In this respect, one should be reminded that much ink has been wasted as to whether Greece provided her partners with the correct data regarding public deficit and debt prior to entering the Eurozone. But these issues are secondary to the violations that the Greek political class committed in failing to advance the agenda of the Treaty of Rome and the necessary structural reforms, which would have made Greece a viable member of the Eurozone. Didn’t the administration in Brussels see what was happening in the 1980s and 1990s with the mess Greek governments made of the Greek economy? Didn’t they see the massive frauds in the usage of the Community assistance and the wasteful projects to which it was directed? How could they cooperate in the destruction of the Greek agriculture without insisting in its timely restructuring? These and numerous other questions need to be addressed soon by the European Commission in the spirit of democratic accountability. For, until they do so, European citizens living in Greece will be entitled to suspect that they are victims of a massive EU institutional failure, since a country as ill prepared as Greece was admitted into the monetary union.18
6.Summary of findings and conclusions
In 2000 the structure of the Greek economy was further away from what was envisioned in the Treaty of Rome than it was in 1961. Markets were regulated centrally by administrative controls, stifling competition and reducing the flexibility of the economy to adjust to domestic and external shocks. Professions were “closed” to protect the incomes of privileged minorities. The public sector in the narrow sense was oversised and operated extremely inefficiently, whereas the broader public sector was dominated by powerful labour unions, often holding the government and the citizens hostage, etc. Thus, in view of Greece’s demonstrable unpreparedness to join the Eurozone, only partly geopolitical but mostly reasons that can traced in significant EU institutional failures and underestimation of systemic risks explain why EU leaders decided to let it proceed.
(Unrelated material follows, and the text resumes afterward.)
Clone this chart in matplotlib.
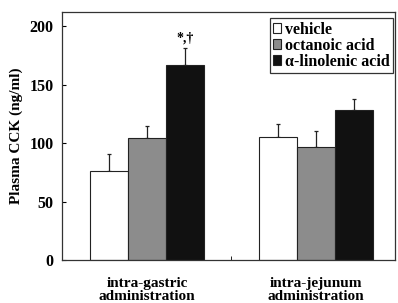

With their decision EU leaders took a bet. If Greek governments did introduce the required structural reforms, Greece would transform herself into a true European country and all would be fine. If they didn’t, the time would come soon for domestic deflation and then they would have to bail out Greece in order to avert an open bankruptcy. But, in that eventuality, they would have the ability to dictate the terms and the speed of structural reforms. This is exactly what is happening now and the major likelihood is that, within a few years, Greece will turn into a truly European country. Unfortunately, the cost to the Greek people is much-much higher than if structural reforms had been introduced in smooth and timely fashion. But, in a democracy, the sovereignty of the people comes with a cost; the Greek people ought to have watched out for the integrity and the character of the leaders they elected all these years. In my view this explanation rationalises exceptionally well the behaviour of EU leaders, as well as my predictions all along that they would foot whatever bill for bailing out Greece.